The document also notes the opportunity to further efforts such as the Trinational Initiative (Cuba, Mexico and USA) for Marine Science and Conservation in the Gulf of Mexico & Western Caribbean led by the Center for International Policy and 1planet1ocean (a project of The Ocean Foundation) The United Nations Environment Programme has a specific “Caribbean Environment Programme” of which both Cuba and the United States are participants. This initiative could be more deliberately used to act as a forum for promoting US-Cuban cooperation.
The White Paper notes: “The ecological stakes are too high for Cuba and the U.S. to rely on anything short of a government-to-government accord to formalize, catalyze, and facilitate cooperation on environmental problems of mutual concern.” A specific recommendation is provided to establish a bilateral agreement between the two countries to facilitate more integrative research and ease the flow of scientific equipment and scientists. The paper suggests that “the entity within Cuba that might logically take the lead on such a bilateral agreement would be MINREX (Ministerio de Relaciones Exteriores).

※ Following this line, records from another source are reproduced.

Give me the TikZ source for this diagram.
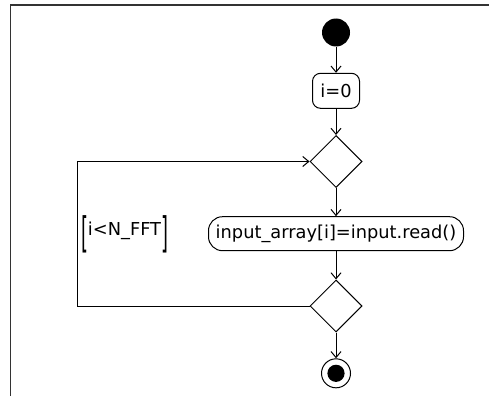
\documentclass[tikz,border=0pt]{standalone}
\usepackage{fontspec}
\setmainfont{DejaVu Sans}
\usetikzlibrary{arrows.meta,shapes.geometric}
\begin{document}
\begin{tikzpicture}[x=1pt,y=-1pt,
  every node/.style={font=\fontsize{17.8}{20}\selectfont},
  flow/.style={line width=1pt,-{Straight Barb[length=6pt,width=10pt,line width=1pt]}},
  actbox/.style={draw,line width=1pt,inner xsep=0pt,inner ysep=0pt,align=center},
  decision/.style={draw,diamond,line width=1pt,minimum width=52pt,minimum height=52pt,inner sep=0pt}
]
\useasboundingbox (0,0) rectangle (489,396);
\draw[line width=1.3pt,black!80] (10.7,396) -- (10.7,5) -- (489,5);

\node[circle,fill=black,minimum size=28pt,inner sep=0pt] (start) at (336,32.5) {};
\node[actbox,rounded corners=8pt,minimum width=47pt,minimum height=35pt] (init) at (336,90.8) {i=0};
\node[decision] (dec1) at (336,161.5) {};
\node[actbox,rounded corners=14pt,minimum width=255pt,minimum height=34pt] (act) at (336,233.7) {input\_array[i]=input.read()};
\node[decision] (dec2) at (336,306) {};
\node[circle,draw,line width=1pt,minimum size=29pt,inner sep=0pt] (end) at (336,373.3) {};
\fill (end.center) circle (8.6pt);

\coordinate (lp) at (77.3,0);
\node[anchor=base,inner sep=0pt] (guard) at (124.5,235.7) {\raisebox{-11.7pt}{\scalebox{1}[2.36]{[}}i<N\_FFT\raisebox{-11.7pt}{\scalebox{1}[2.36]{]}}};

\draw[flow] (start) -- (init);
\draw[flow] (init) -- (dec1);
\draw[flow] (dec1) -- (act);
\draw[flow] (act) -- (dec2);
\draw[flow] (dec2) -- (end);
\draw[flow] (dec2.west) -- (dec2.west -| lp) |- (dec1.west);
\end{tikzpicture}
\end{document}
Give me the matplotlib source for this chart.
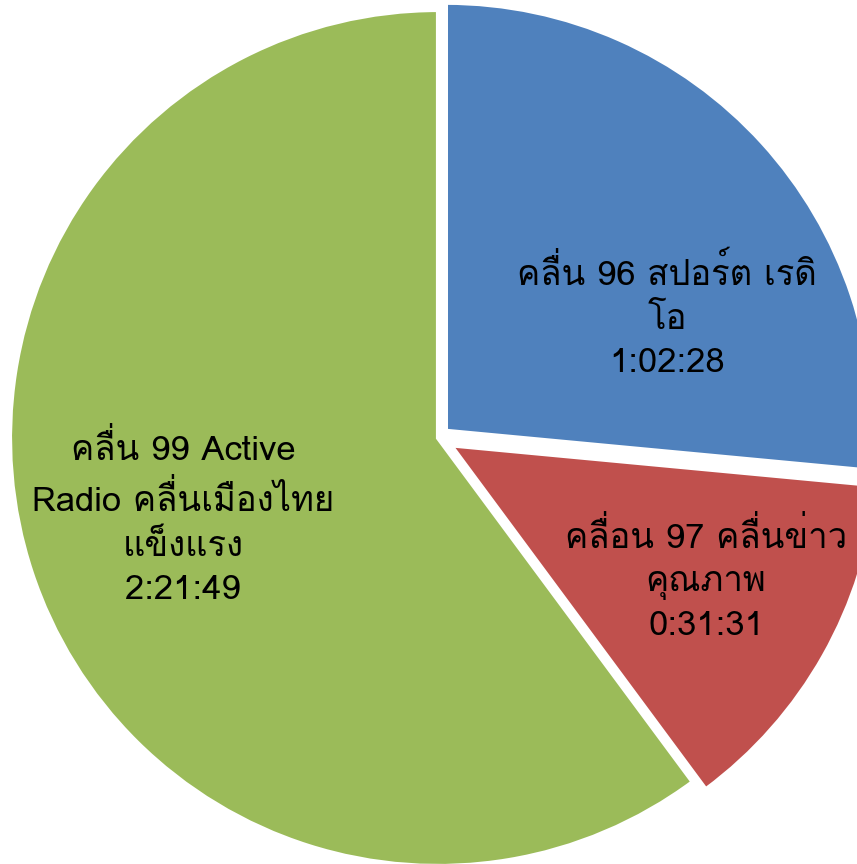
import matplotlib
matplotlib.use("Agg")
import matplotlib.pyplot as plt
from matplotlib import font_manager

# listening time per station, h:mm:ss
stations = ["คลื่น 96 สปอร์ต เรดิ\nโอ", "คลื่อน 97 คลื่นข่าว\nคุณภาพ",
            "คลื่น 99 Active\nRadio คลื่นเมืองไทย\nแข็งแรง"]
durations = ["1:02:28", "0:31:31", "2:21:49"]
colors = ["#4F81BD", "#C0504D", "#9BBB59"]


def to_seconds(s):
    h, m, sec = s.split(":")
    return int(h) * 3600 + int(m) * 60 + int(sec)


seconds = [to_seconds(d) for d in durations]

# pick a font with Thai glyphs if there is one
thai = None
for f in font_manager.fontManager.ttflist:
    name = f.name
    if any(k in name for k in ["Thai", "Tahoma", "Garuda", "Loma", "Waree", "Norasi", "Sarabun", "Kinnari"]):
        thai = name
        break
families = ([thai] if thai else []) + ["DejaVu Sans"]
plt.rcParams["font.family"] = families

fig = plt.figure(figsize=(8.57, 8.64), dpi=100)
ax = fig.add_axes([0, 0, 1, 1])

ax.pie(seconds, colors=colors, startangle=90, counterclock=False,
       explode=[0.025, 0.035, 0.0],
       wedgeprops=dict(edgecolor="white", linewidth=3))

# pie centre at (438, 438) px, radius 428 px
r = 428.0
ax.set_xlim(-438 / r, (857 - 438) / r)
ax.set_ylim((438 - 864) / r, 438 / r)
ax.set_aspect("auto")
ax.axis("off")

label_pos = [(667, 316), (706, 580), (183, 518)]
for name, dur, (px, py) in zip(stations, durations, label_pos):
    ax.text(px / 857, 1 - py / 864, name + "\n" + dur, transform=ax.transAxes,
            ha="center", va="center", fontsize=25, linespacing=1.49, color="black")

fig.savefig("out.png", dpi=100)
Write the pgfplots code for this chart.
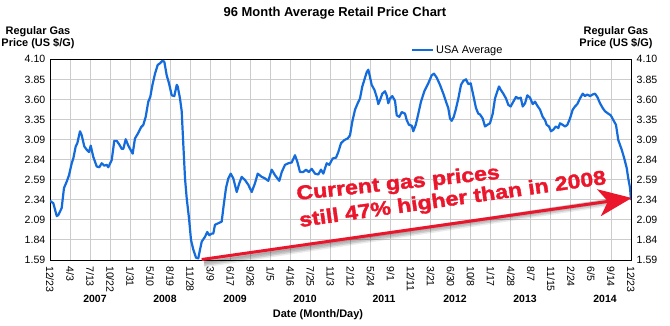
\documentclass[border=0pt]{standalone}
\usepackage{fontspec}
\setmainfont{Liberation Sans}
\usepackage{pgfplots}
\usepackage{pgfplotstable}
\pgfplotsset{compat=1.18}
\usetikzlibrary{arrows.meta}
\newfontface\annred[FakeBold=1.8,FakeStretch=1.16]{Liberation Sans Bold}
\definecolor{lineblue}{RGB}{20,108,220}
\definecolor{gridgray}{RGB}{204,204,204}
\definecolor{annred}{RGB}{236,22,44}

\pgfplotstableread{
m p
0.00 2.33
0.55 2.30
1.11 2.14
1.37 2.15
1.93 2.24
2.31 2.49
2.76 2.57
3.14 2.65
3.59 2.80
3.85 2.86
4.25 3.01
4.51 3.05
4.96 3.20
5.24 3.15
5.67 3.01
6.06 2.97
6.44 2.94
6.73 3.02
7.15 2.88
7.72 2.76
8.15 2.75
8.54 2.80
8.97 2.77
9.37 2.78
9.63 2.75
10.20 2.84
10.62 3.08
11.02 3.08
11.40 3.04
11.85 2.98
12.11 2.98
12.51 3.10
12.94 3.02
13.66 2.92
14.04 3.11
14.59 3.18
15.04 3.25
15.42 3.28
15.81 3.38
16.24 3.57
16.57 3.63
16.90 3.77
17.35 3.92
17.80 4.03
18.18 4.05
18.56 4.08
18.89 4.07
19.28 3.90
19.66 3.80
20.11 3.65
20.54 3.64
20.94 3.78
21.10 3.76
21.48 3.61
21.76 3.45
22.03 3.03
22.31 2.61
22.59 2.36
22.97 2.11
23.30 1.84
23.68 1.72
24.12 1.62
24.50 1.61
24.79 1.72
25.07 1.82
25.61 1.88
25.99 1.94
26.32 1.90
26.72 1.92
26.98 1.92
27.26 2.03
27.81 2.05
28.37 2.07
28.64 2.24
29.08 2.49
29.46 2.61
29.86 2.67
30.29 2.61
30.85 2.44
31.28 2.55
31.68 2.63
32.22 2.59
32.77 2.53
33.33 2.44
33.87 2.55
34.32 2.67
34.98 2.63
35.53 2.61
36.07 2.58
36.63 2.72
37.18 2.65
37.89 2.58
38.29 2.69
38.83 2.78
39.38 2.80
39.94 2.81
40.48 2.90
40.86 2.82
41.31 2.69
41.85 2.69
42.30 2.72
42.75 2.69
43.24 2.73
43.79 2.67
44.33 2.66
44.78 2.72
45.16 2.67
45.72 2.80
46.15 2.78
46.71 2.86
47.26 2.87
47.64 2.94
48.08 3.05
48.63 3.09
49.19 3.11
49.57 3.15
49.95 3.32
50.40 3.47
50.84 3.55
51.22 3.61
51.60 3.76
51.93 3.84
52.33 3.94
52.59 3.97
52.87 3.88
53.15 3.78
53.59 3.72
53.98 3.63
54.25 3.54
54.53 3.59
54.91 3.67
55.35 3.70
55.63 3.65
55.90 3.55
56.18 3.61
56.56 3.64
57.01 3.58
57.29 3.40
57.72 3.38
58.11 3.44
58.66 3.42
58.94 3.34
59.32 3.28
59.77 3.27
60.03 3.20
60.43 3.28
60.86 3.42
61.30 3.57
61.85 3.70
62.51 3.80
63.07 3.90
63.45 3.92
63.90 3.87
64.44 3.78
64.99 3.67
65.43 3.57
65.81 3.49
66.09 3.36
66.37 3.33
66.71 3.38
67.04 3.47
67.47 3.61
67.91 3.78
68.29 3.83
68.74 3.85
69.12 3.79
69.51 3.80
69.94 3.65
70.39 3.49
70.77 3.42
71.05 3.41
71.50 3.36
71.88 3.26
72.26 3.28
72.70 3.30
73.15 3.42
73.53 3.61
73.91 3.70
74.19 3.76
74.47 3.72
74.90 3.67
75.35 3.61
75.73 3.53
76.12 3.51
76.55 3.57
77.00 3.63
77.38 3.61
77.78 3.62
78.11 3.51
78.49 3.55
78.87 3.65
79.31 3.62
79.76 3.54
80.14 3.57
80.52 3.52
80.97 3.47
81.41 3.38
81.79 3.34
82.07 3.28
82.45 3.26
82.78 3.20
83.17 3.22
83.56 3.26
83.99 3.24
84.27 3.30
84.72 3.28
85.10 3.26
85.48 3.28
85.92 3.36
86.37 3.47
86.75 3.51
87.13 3.54
87.57 3.61
88.02 3.67
88.40 3.64
88.78 3.66
89.23 3.64
89.67 3.66
90.05 3.67
90.43 3.63
90.88 3.55
91.33 3.49
91.71 3.45
92.25 3.42
92.65 3.40
93.08 3.34
93.52 3.28
93.90 3.09
94.46 2.97
94.89 2.86
95.29 2.74
95.55 2.61
95.84 2.49
96.00 2.34
}\gasdata

\begin{document}
\begin{tikzpicture}[x=1bp,y=1bp]
\useasboundingbox[fill=white] (0,0) rectangle (670,325);
\begin{axis}[
  at={(50bp,65bp)}, anchor=south west,
  scale only axis, width=581bp, height=200.7bp,
  xmin=0, xmax=96, ymin=1.59, ymax=4.10,
  axis line style={black, line width=0.9bp},
  grid=major, grid style={gridgray, line width=0.9bp},
  major tick length=0pt,
  xtick={0,3.3103,6.6207,9.9310,13.2414,16.5517,19.8621,23.1724,26.4828,29.7931,33.1034,36.4138,39.7241,43.0345,46.3448,49.6552,52.9655,56.2759,59.5862,62.8966,66.2069,69.5172,72.8276,76.1379,79.4483,82.7586,86.0690,89.3793,92.6897,96},
  xticklabels={12/23,4/3,7/13,10/22,1/31,5/10,8/19,11/28,3/9,6/17,9/26,1/5,4/16,7/25,11/3,2/12,5/24,9/1,12/11,3/21,6/30,10/8,1/17,4/28,8/7,11/15,2/24,6/5,9/14,12/23},
  xticklabel style={rotate=-90, anchor=west, font=\fontsize{10.6}{12}\selectfont, inner sep=0pt, xshift=6bp},
  ytick={1.59,1.841,2.092,2.343,2.594,2.845,3.096,3.347,3.598,3.849,4.10},
  yticklabels={1.59,1.84,2.09,2.34,2.59,2.84,3.09,3.35,3.60,3.85,4.10},
  yticklabel style={font=\fontsize{10.6}{12}\selectfont, inner sep=0pt, xshift=-4.5bp},
  legend style={at={(axis description cs:0.621,1.046)}, anchor=west, draw=none, fill=none,
     font=\fontsize{11}{13}\selectfont, inner sep=0pt, nodes={inner sep=2bp}},
  legend image code/.code={\draw[#1] (0bp,0bp) -- (21bp,0bp);},
]
\addplot[lineblue, line width=2.2bp, line join=round] table[x=m,y=p]{\gasdata};
\addlegendentry{USA Average}
\end{axis}
\begin{axis}[
  at={(50bp,65bp)}, anchor=south west,
  scale only axis, width=581bp, height=200.7bp,
  xmin=0, xmax=96, ymin=1.59, ymax=4.10,
  hide x axis, axis y line*=right,
  axis line style={black, line width=0.9bp},
  major tick length=0pt,
  ytick={1.59,1.841,2.092,2.343,2.594,2.845,3.096,3.347,3.598,3.849,4.10},
  yticklabels={1.59,1.84,2.09,2.34,2.59,2.84,3.09,3.35,3.60,3.85,4.10},
  yticklabel style={font=\fontsize{10.6}{12}\selectfont, inner sep=0pt, xshift=5.5bp},
]
\end{axis}
% title and labels
\node[font=\bfseries\fontsize{13}{15}\selectfont] at (335,312) {96 Month Average Retail Price Chart};
\node[font=\bfseries\fontsize{11}{12.5}\selectfont, align=center] at (38,287.5) {Regular Gas\\Price (US \$/G)};
\node[font=\bfseries\fontsize{11}{12.5}\selectfont, align=center] at (616,287.5) {Regular Gas\\Price (US \$/G)};
\node[font=\bfseries\fontsize{11}{13}\selectfont] at (318,10) {Date (Month/Day)};
\foreach \yr/\xx in {2007/95,2008/165,2009/235,2010/305,2011/384,2012/455,2013/525,2014/605}
  \node[font=\bfseries\fontsize{10.5}{12}\selectfont] at (\xx,26) {\yr};
% arrow with shadow
\foreach \o/\op in {6/0.08,4.5/0.12,3/0.16,1.5/0.2}
  \draw[black, opacity=\op, line width=3bp] (204,65-\o) -- (620,128-\o);
\draw[annred, line width=3bp, -{Stealth[length=33bp,width=27bp,inset=9bp]}] (201.7,65.5) -- (631.7,127);
% annotation text
\node[anchor=base west, rotate=6, inner sep=0pt, text=annred] at (297,125) {\annred\fontsize{20}{24}\selectfont Current gas prices};
\node[anchor=base west, rotate=8, inner sep=0pt, text=annred] at (300,98) {\annred\fontsize{20}{24}\selectfont still 47\% higher than in 2008};
\end{tikzpicture}
\end{document}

The entity within the United States government that could logically take the lead could be one of several, such as the U.S. Department of State (DOS), National Oceanic and Atmospheric Administration (NOAA), U.S. Fish and Wildlife Service (USFWS), or the Environmental Protection Agency (EPA), among others.”
With the release of this White Paper more formally this summer, there should be a concerted effort made to move green diplomacy from low politics to high politics. This is a win-win opportunity for both countries and 2012 is an opportune year to move with alacrity on this effort as Rio Plus 20 sets the agenda for a “the future we want.” Surely, Cubans and Americans want a future where conservation and science are not beholden to ideological misgivings that have little relevance to the virtues of natural cooperation.